Alguien me dijo
que El Capital fue escrito
en la época del romanticismo,
y le otorgo la razón porque eso
le da toda la razón al marxismo.
¿De qué serviría la crítica demoledora
contra las bases de la sociedad,
sin una fe que levante un mundo nuevo
sobre el edificio que pretende derrumbar?
Muchos olvidan a propósito que Engels
salía de noche de su vellocino dorado
para compartir la vida de la clase obrera,
para comprender la necesidad de que nadie
nunca más sufriera.
Una vez me leyeron una carta de Marx
donde confesaba que no le gustaba la
existencia como proletario, pero a esa
persona no le pudo pasar por la cabeza que
hablaba no solo de él, sino en nombre
de todos los marginados.
El Che concluyó que solo existe un antídoto
contra la sangre que chorrea del capital:
la sangre que escapa cuando nos arrancamos
el corazón y lo exponemos a riesgo de cuchilladas,
para propagar el virus del amor.
En sus cubículos asépticos, los destructores
se apresuran a decretar la defunción del marxismo
para convencernos de nuestra fatalidad como
peones dentro del tablero. Le temen a la fuerza
subversiva que pueda voltearlo y crear otro juego.
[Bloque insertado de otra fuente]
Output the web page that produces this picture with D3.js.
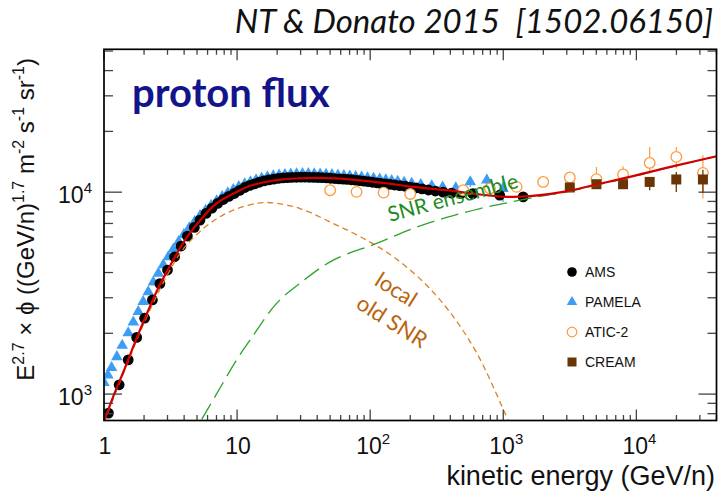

La peor crisis ecológica, más la económica, sanitaria…
y todavía me hablan de la eficiencia del capitalismo,
esa planta que devorará todo a su alrededor hasta
que no quede nada y se comerá a sí mismo.
Muchos piensan –también yo en las peores horas–
que estamos condenados porque la tendencia
al suicidio colectivo tira más fuerte que la salvación.
Pero muchas veces restriego los ojos
cuando en un minuto se me desnuda el amor.
A pesar de los pesares, me quedan tantas
reservas de esperanza y espero que
unamos las puntas de este mismo lazo,
por encima de las religiones e idiomas,
con la piedra filosofal tan buscada: «te amo».